Objective >>
The lines from the top of the material below through the line containing "const triOffset = [0, -35 / 6];" are to be printed exactly, with pictures omitted.

Stored records >>
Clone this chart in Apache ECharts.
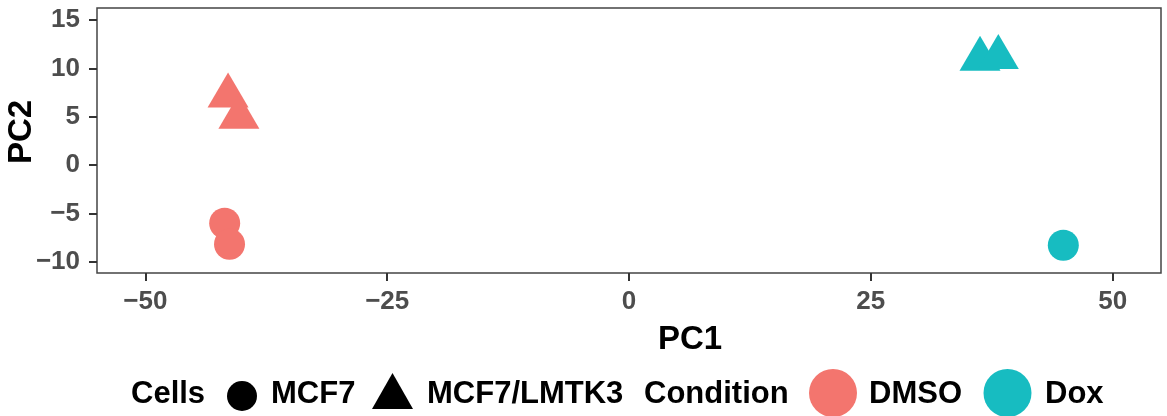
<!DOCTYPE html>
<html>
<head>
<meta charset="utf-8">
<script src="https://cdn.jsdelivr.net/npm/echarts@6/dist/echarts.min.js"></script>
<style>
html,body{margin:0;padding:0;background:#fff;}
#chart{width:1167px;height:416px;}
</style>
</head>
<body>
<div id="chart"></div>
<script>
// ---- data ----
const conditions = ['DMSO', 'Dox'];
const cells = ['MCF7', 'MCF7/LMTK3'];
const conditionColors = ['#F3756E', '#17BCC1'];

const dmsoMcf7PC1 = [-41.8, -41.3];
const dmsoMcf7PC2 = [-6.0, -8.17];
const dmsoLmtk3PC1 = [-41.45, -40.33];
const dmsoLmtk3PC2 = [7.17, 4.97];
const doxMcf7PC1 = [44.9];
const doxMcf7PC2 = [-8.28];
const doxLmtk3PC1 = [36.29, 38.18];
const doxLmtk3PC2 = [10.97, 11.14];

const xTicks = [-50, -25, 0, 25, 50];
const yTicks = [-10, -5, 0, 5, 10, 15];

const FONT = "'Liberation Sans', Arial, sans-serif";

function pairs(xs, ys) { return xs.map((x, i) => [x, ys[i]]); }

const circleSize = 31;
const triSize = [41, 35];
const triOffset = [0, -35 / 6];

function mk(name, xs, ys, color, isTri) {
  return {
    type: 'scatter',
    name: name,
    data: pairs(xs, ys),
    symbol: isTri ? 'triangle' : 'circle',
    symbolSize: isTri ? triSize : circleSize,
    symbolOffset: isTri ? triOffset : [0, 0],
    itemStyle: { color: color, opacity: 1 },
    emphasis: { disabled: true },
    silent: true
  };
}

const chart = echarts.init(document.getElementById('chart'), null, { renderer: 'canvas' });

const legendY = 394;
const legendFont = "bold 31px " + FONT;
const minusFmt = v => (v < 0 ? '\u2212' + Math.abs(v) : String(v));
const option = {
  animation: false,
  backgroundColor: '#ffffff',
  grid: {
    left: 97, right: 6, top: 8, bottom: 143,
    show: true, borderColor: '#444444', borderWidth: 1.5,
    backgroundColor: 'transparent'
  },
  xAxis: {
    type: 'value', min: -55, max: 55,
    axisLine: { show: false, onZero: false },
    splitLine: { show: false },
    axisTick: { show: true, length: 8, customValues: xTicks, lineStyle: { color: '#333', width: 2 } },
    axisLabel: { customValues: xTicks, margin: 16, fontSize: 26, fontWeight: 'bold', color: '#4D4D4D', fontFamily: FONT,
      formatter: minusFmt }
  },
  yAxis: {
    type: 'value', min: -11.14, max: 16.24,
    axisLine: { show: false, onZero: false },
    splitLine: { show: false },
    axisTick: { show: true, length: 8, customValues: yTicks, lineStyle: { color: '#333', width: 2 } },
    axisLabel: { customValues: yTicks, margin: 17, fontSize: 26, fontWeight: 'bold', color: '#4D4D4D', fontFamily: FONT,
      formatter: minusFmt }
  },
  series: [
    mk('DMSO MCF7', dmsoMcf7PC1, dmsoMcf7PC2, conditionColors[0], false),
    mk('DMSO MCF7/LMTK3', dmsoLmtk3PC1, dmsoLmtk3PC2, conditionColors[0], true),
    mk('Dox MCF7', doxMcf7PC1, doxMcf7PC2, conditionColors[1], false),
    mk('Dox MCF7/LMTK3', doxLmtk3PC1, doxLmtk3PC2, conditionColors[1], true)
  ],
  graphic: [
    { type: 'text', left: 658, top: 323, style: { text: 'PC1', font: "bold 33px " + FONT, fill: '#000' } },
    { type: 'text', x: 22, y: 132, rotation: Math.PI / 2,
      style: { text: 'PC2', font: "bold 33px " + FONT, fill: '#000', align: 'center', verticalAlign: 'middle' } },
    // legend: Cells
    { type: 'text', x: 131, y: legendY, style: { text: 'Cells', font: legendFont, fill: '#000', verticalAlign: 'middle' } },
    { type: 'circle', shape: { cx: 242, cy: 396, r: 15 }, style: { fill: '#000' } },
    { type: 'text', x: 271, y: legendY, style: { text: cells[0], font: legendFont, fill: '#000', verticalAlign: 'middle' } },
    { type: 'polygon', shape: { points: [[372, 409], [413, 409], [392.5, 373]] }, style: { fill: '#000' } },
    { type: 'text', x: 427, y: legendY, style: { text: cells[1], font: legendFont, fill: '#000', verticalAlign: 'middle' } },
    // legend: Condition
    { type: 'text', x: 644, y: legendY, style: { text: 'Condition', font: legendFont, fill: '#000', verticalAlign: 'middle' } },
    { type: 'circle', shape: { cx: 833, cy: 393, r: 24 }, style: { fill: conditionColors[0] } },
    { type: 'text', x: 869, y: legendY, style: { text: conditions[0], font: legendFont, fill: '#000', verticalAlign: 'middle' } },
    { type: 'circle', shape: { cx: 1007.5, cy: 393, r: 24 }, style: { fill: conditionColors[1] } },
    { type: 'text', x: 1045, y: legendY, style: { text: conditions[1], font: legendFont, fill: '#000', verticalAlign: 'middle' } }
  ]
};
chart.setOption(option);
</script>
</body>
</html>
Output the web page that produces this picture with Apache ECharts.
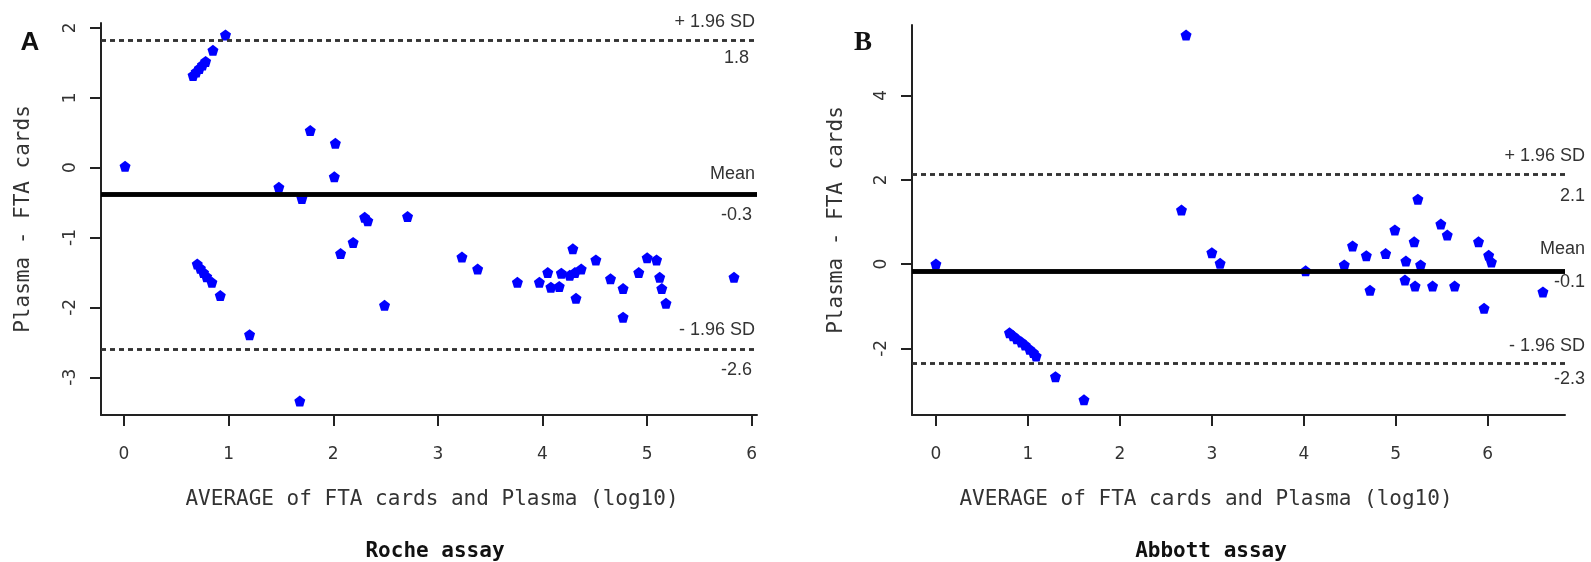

Output of the exercise >>
Clone this chart in Apache ECharts.
<!DOCTYPE html>
<html>
<head>
<meta charset="utf-8">
<script src="https://cdn.jsdelivr.net/npm/echarts@6/dist/echarts.min.js"></script>
<style>
html,body{margin:0;padding:0;background:#fff;}
#chart{width:1167px;height:416px;}
</style>
</head>
<body>
<div id="chart"></div>
<script>
// ---- data ----
const conditions = ['DMSO', 'Dox'];
const cells = ['MCF7', 'MCF7/LMTK3'];
const conditionColors = ['#F3756E', '#17BCC1'];

const dmsoMcf7PC1 = [-41.8, -41.3];
const dmsoMcf7PC2 = [-6.0, -8.17];
const dmsoLmtk3PC1 = [-41.45, -40.33];
const dmsoLmtk3PC2 = [7.17, 4.97];
const doxMcf7PC1 = [44.9];
const doxMcf7PC2 = [-8.28];
const doxLmtk3PC1 = [36.29, 38.18];
const doxLmtk3PC2 = [10.97, 11.14];

const xTicks = [-50, -25, 0, 25, 50];
const yTicks = [-10, -5, 0, 5, 10, 15];

const FONT = "'Liberation Sans', Arial, sans-serif";

function pairs(xs, ys) { return xs.map((x, i) => [x, ys[i]]); }

const circleSize = 31;
const triSize = [41, 35];
const triOffset = [0, -35 / 6];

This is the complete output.